“they paved paradise and put up a parking lot?” – not this time!
A Design Appreciation
Our hosts at Lehrer Architects, Michael Lehrer and Erik Alden, invited Rowan Park Committee members to come view artifacts from the Spring Street Park design process.
Off a winding Hyperion Avenue, in Los Angeles’ Silver Lake area, sits a converted office space, white, light, open and informal. At one end, a lovely bamboo garden patio is accessed by oversized roll-up garage doors. The line separating inside office and outside garden is a dotted one; landscape design experienced inside, as well as out. A prototype Spring Street Park seat sits among existing bamboo. Most likely it will stay there; the seat weighs hundreds of pounds, so the concrete must be cast in place. The sturdy aluminum back is comfortable. An image of bamboo is “etched” through optical illusion –differently sized milled holes.
Most of the design process items are pinned up on office walls. They are shown here in the order in which they were created, anecdotes from an evolutionary design process reflecting various clients and constituencies. Lehrer Architects does not commission presentation models. These are rough conceptual models, encouraging free discussion and easy alterations.
Our hosts were gracious in allowing these iphone snapshots to be taken. This was our second visit to the Silver Lake practice.
Earliest model; major subsequent changes include shifting “red” walkway angle to open onto Harlem Place; creation of uninterrupted elliptical Grand Lawn; elimination of Southern end fountain; elimination of surface treatments on Spring St and flanking sidewalks; elimination of palm trees plus addition of curved Great Bamboo groves; and straightening of the perimeter security fence, to the North and East.
Early conceptual sketch (Center) by Michael Lehrer sharing wall space with an early model (top).
Early model, similar to final approved design.
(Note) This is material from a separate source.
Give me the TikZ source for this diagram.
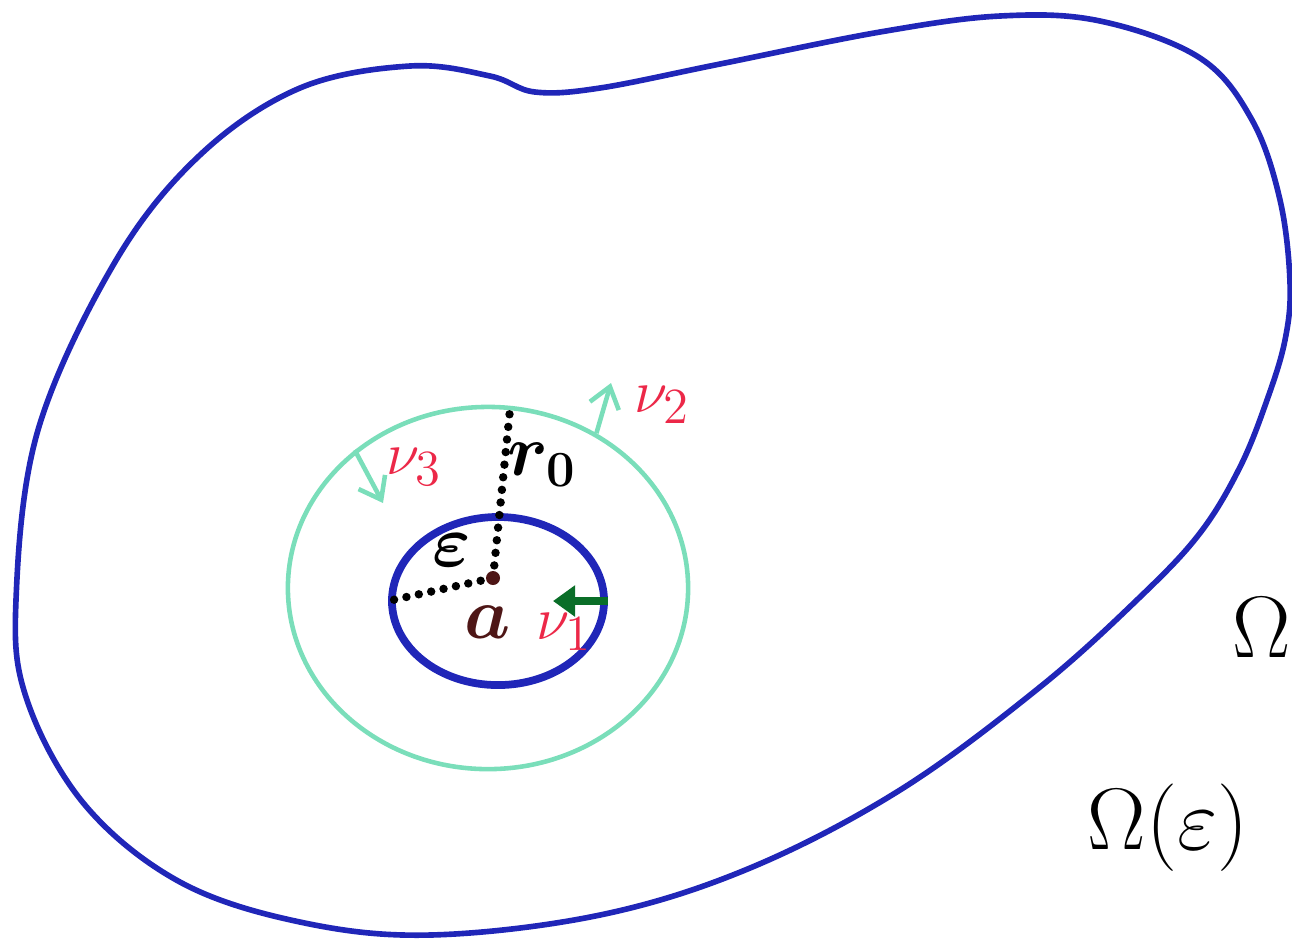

Not a model, but a full scale prototype of typical seating, located in Lehrer Architect’s garden. The seat is cast-in-place concrete. Back is aluminum milled with varying size holes to create an optical image of bamboo. Spring Street Park bamboo will have thicker culms than these garden plants. Some real bamboo can be seen through the image in the chair back. No matter what size, all bamboo is in the grass family.
Two models of a complex curve water feature located near the intersection of South Spring St Sidewalk @ El Dorado Lofts’ driveway.
Note: The lean is intentional. The square pipes are not fencing, but actual pieces of the water feature arranged to form a complex curve releasing a straight sheet of water into the shallow collector pool below. Inasmuch as no one could climb between them, they continue the curvilinear secure fencing line to the right and left. Inexpensive fiber optic lighting (located in a shallow trench in the pool) will illuminate the water “curtain” falling from above. The water feature may be enjoyed from inside or outside equally. It is doubtful the City will ever color-treat the sidewalk surfaces as they are shown in the picture below, of assorted models [Wrong: LA City did color treat entrance areas]. Michael Lehrer envisions the surrounding areas to become “jealous” of the Park, inspiring future improvements to the sidewalk and Harlem Place surfaces. Good design as contagion.
Government can’t produce? The evidence here says otherwise, especially with ongoing community support. Lehrer Architects has produced superior architecture. Landscape design was provided by City of Los Angeles Bureau of Engineering Architectural Division staff, with Recreation & Parks Department acting as client. Spring Street Park promises to be a special place.